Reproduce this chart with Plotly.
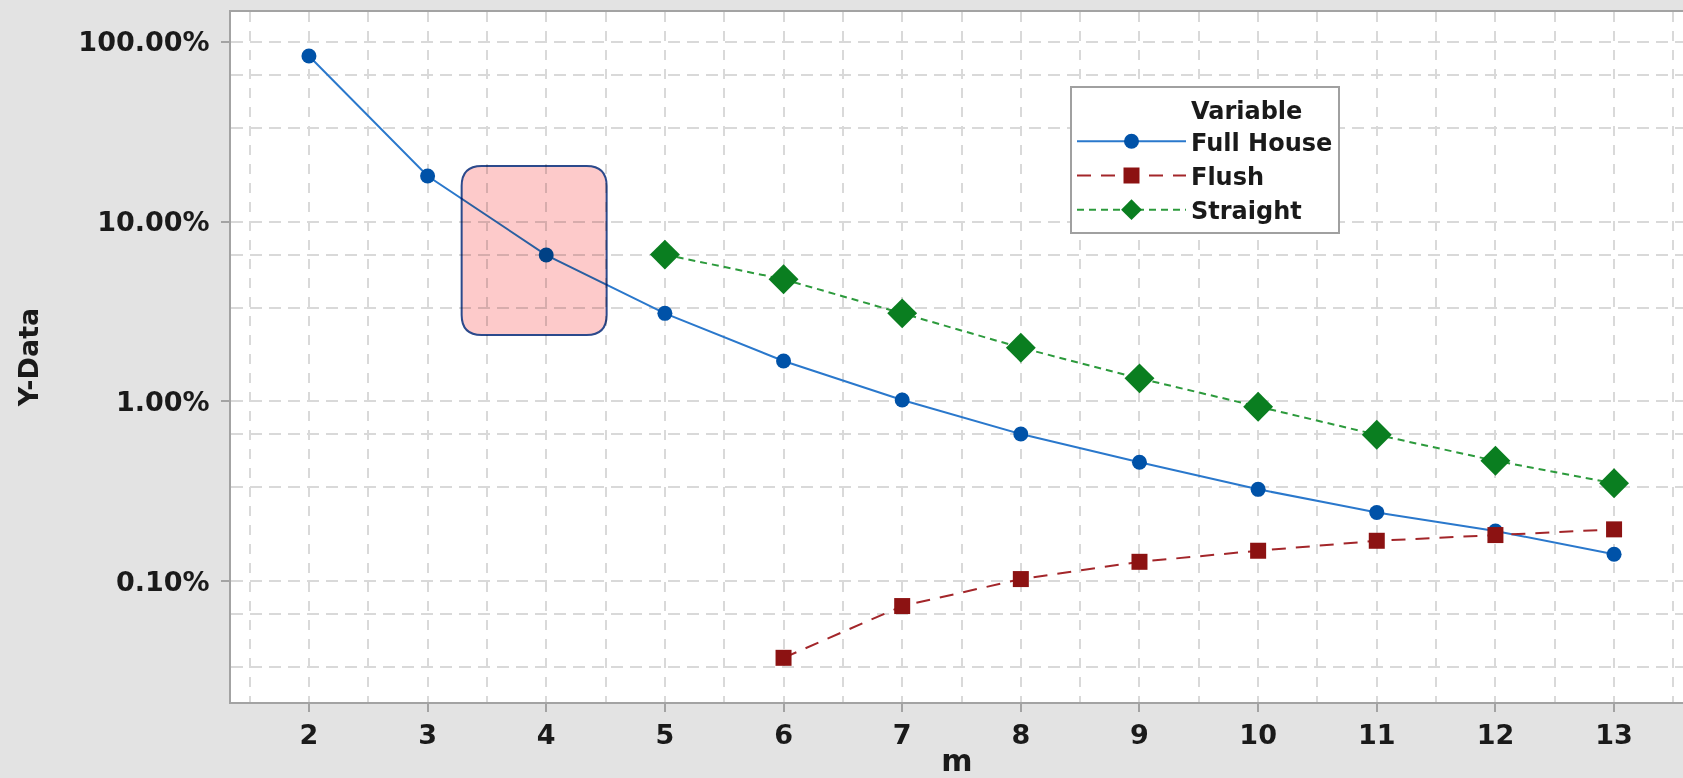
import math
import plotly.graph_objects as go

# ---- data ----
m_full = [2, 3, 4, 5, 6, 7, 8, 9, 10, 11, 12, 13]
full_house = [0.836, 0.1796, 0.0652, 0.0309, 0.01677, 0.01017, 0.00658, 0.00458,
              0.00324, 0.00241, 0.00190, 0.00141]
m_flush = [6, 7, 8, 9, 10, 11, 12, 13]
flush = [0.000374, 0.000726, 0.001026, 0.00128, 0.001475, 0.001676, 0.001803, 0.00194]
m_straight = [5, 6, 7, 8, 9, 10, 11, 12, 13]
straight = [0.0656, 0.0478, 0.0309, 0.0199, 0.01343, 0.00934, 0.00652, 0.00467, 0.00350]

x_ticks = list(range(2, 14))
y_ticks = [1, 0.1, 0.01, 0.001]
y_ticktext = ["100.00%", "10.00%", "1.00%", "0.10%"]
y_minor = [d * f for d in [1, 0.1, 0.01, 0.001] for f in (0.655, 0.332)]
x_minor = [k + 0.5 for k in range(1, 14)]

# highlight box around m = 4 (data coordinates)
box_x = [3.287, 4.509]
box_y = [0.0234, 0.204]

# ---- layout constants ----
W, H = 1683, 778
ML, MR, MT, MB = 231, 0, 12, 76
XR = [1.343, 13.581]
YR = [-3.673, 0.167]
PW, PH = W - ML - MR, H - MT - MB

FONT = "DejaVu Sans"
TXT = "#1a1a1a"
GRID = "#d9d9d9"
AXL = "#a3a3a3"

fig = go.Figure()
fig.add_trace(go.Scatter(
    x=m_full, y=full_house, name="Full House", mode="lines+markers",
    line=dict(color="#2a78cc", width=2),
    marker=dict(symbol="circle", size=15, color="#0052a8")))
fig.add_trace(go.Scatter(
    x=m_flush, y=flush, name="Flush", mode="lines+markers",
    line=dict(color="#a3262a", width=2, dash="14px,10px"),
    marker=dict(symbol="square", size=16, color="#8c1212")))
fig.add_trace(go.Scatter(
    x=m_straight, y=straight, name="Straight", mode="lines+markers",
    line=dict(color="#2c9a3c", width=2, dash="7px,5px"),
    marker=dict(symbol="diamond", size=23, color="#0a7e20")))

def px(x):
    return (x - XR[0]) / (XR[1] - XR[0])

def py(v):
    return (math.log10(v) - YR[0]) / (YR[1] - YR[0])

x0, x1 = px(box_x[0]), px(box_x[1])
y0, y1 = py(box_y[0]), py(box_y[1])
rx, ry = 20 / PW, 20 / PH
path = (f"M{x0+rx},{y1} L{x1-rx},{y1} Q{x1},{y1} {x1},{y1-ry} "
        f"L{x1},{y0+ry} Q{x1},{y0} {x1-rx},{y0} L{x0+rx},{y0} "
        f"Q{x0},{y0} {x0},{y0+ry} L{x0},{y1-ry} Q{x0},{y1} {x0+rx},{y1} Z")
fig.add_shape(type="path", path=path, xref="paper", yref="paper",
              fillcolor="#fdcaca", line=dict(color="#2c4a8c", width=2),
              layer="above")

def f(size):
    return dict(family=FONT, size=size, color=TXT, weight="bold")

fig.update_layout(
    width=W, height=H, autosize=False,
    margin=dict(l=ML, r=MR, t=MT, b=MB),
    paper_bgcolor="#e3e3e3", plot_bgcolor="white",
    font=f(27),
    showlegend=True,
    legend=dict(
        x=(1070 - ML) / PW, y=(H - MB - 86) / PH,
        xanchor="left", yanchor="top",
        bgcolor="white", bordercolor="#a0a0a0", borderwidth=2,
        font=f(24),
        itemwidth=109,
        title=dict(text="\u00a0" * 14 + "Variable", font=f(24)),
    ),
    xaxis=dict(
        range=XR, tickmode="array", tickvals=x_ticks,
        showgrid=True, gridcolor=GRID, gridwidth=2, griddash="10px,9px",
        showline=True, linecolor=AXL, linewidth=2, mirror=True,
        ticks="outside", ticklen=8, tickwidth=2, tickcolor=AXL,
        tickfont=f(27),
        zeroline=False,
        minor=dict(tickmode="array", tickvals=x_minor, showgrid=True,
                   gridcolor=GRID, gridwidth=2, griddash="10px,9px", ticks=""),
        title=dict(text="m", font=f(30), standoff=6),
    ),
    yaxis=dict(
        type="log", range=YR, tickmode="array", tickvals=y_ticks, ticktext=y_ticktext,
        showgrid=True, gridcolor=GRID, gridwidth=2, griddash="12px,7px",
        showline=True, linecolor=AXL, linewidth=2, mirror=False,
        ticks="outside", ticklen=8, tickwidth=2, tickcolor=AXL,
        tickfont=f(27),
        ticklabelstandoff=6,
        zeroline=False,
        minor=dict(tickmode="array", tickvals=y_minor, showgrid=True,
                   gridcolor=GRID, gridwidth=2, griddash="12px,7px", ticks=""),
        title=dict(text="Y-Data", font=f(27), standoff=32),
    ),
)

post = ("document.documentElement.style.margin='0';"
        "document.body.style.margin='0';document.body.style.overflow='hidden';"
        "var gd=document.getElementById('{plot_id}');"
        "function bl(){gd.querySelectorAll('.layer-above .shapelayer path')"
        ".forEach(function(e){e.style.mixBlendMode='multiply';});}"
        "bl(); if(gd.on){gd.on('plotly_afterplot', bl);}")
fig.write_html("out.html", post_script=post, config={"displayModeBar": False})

* [The task]: Set the listing down in full and exactly. Pictures within it should not appear in the copy.

* [Answer below]:
Reproduce this chart with Plotly.
import math
import plotly.graph_objects as go

# ---- data ----
m_full = [2, 3, 4, 5, 6, 7, 8, 9, 10, 11, 12, 13]
full_house = [0.836, 0.1796, 0.0652, 0.0309, 0.01677, 0.01017, 0.00658, 0.00458,
              0.00324, 0.00241, 0.00190, 0.00141]
m_flush = [6, 7, 8, 9, 10, 11, 12, 13]
flush = [0.000374, 0.000726, 0.001026, 0.00128, 0.001475, 0.001676, 0.001803, 0.00194]
m_straight = [5, 6, 7, 8, 9, 10, 11, 12, 13]
straight = [0.0656, 0.0478, 0.0309, 0.0199, 0.01343, 0.00934, 0.00652, 0.00467, 0.00350]

x_ticks = list(range(2, 14))
y_ticks = [1, 0.1, 0.01, 0.001]
y_ticktext = ["100.00%", "10.00%", "1.00%", "0.10%"]
y_minor = [d * f for d in [1, 0.1, 0.01, 0.001] for f in (0.655, 0.332)]
x_minor = [k + 0.5 for k in range(1, 14)]

# highlight box around m = 4 (data coordinates)
box_x = [3.287, 4.509]
box_y = [0.0234, 0.204]

# ---- layout constants ----
W, H = 1683, 778
ML, MR, MT, MB = 231, 0, 12, 76
XR = [1.343, 13.581]
YR = [-3.673, 0.167]
PW, PH = W - ML - MR, H - MT - MB

FONT = "DejaVu Sans"
TXT = "#1a1a1a"
GRID = "#d9d9d9"
AXL = "#a3a3a3"

fig = go.Figure()
fig.add_trace(go.Scatter(
    x=m_full, y=full_house, name="Full House", mode="lines+markers",
    line=dict(color="#2a78cc", width=2),
    marker=dict(symbol="circle", size=15, color="#0052a8")))
fig.add_trace(go.Scatter(
    x=m_flush, y=flush, name="Flush", mode="lines+markers",
    line=dict(color="#a3262a", width=2, dash="14px,10px"),
    marker=dict(symbol="square", size=16, color="#8c1212")))
fig.add_trace(go.Scatter(
    x=m_straight, y=straight, name="Straight", mode="lines+markers",
    line=dict(color="#2c9a3c", width=2, dash="7px,5px"),
    marker=dict(symbol="diamond", size=23, color="#0a7e20")))

def px(x):
    return (x - XR[0]) / (XR[1] - XR[0])

def py(v):
    return (math.log10(v) - YR[0]) / (YR[1] - YR[0])

x0, x1 = px(box_x[0]), px(box_x[1])
y0, y1 = py(box_y[0]), py(box_y[1])
rx, ry = 20 / PW, 20 / PH
path = (f"M{x0+rx},{y1} L{x1-rx},{y1} Q{x1},{y1} {x1},{y1-ry} "
        f"L{x1},{y0+ry} Q{x1},{y0} {x1-rx},{y0} L{x0+rx},{y0} "
        f"Q{x0},{y0} {x0},{y0+ry} L{x0},{y1-ry} Q{x0},{y1} {x0+rx},{y1} Z")
fig.add_shape(type="path", path=path, xref="paper", yref="paper",
              fillcolor="#fdcaca", line=dict(color="#2c4a8c", width=2),
              layer="above")

def f(size):
    return dict(family=FONT, size=size, color=TXT, weight="bold")

fig.update_layout(
    width=W, height=H, autosize=False,
    margin=dict(l=ML, r=MR, t=MT, b=MB),
    paper_bgcolor="#e3e3e3", plot_bgcolor="white",
    font=f(27),
    showlegend=True,
    legend=dict(
        x=(1070 - ML) / PW, y=(H - MB - 86) / PH,
        xanchor="left", yanchor="top",
        bgcolor="white", bordercolor="#a0a0a0", borderwidth=2,
        font=f(24),
        itemwidth=109,
        title=dict(text="\u00a0" * 14 + "Variable", font=f(24)),
    ),
    xaxis=dict(
        range=XR, tickmode="array", tickvals=x_ticks,
        showgrid=True, gridcolor=GRID, gridwidth=2, griddash="10px,9px",
        showline=True, linecolor=AXL, linewidth=2, mirror=True,
        ticks="outside", ticklen=8, tickwidth=2, tickcolor=AXL,
        tickfont=f(27),
        zeroline=False,
        minor=dict(tickmode="array", tickvals=x_minor, showgrid=True,
                   gridcolor=GRID, gridwidth=2, griddash="10px,9px", ticks=""),
        title=dict(text="m", font=f(30), standoff=6),
    ),
    yaxis=dict(
        type="log", range=YR, tickmode="array", tickvals=y_ticks, ticktext=y_ticktext,
        showgrid=True, gridcolor=GRID, gridwidth=2, griddash="12px,7px",
        showline=True, linecolor=AXL, linewidth=2, mirror=False,
        ticks="outside", ticklen=8, tickwidth=2, tickcolor=AXL,
        tickfont=f(27),
        ticklabelstandoff=6,
        zeroline=False,
        minor=dict(tickmode="array", tickvals=y_minor, showgrid=True,
                   gridcolor=GRID, gridwidth=2, griddash="12px,7px", ticks=""),
        title=dict(text="Y-Data", font=f(27), standoff=32),
    ),
)

post = ("document.documentElement.style.margin='0';"
        "document.body.style.margin='0';document.body.style.overflow='hidden';"
        "var gd=document.getElementById('{plot_id}');"
        "function bl(){gd.querySelectorAll('.layer-above .shapelayer path')"
        ".forEach(function(e){e.style.mixBlendMode='multiply';});}"
        "bl(); if(gd.on){gd.on('plotly_afterplot', bl);}")
fig.write_html("out.html", post_script=post, config={"displayModeBar": False})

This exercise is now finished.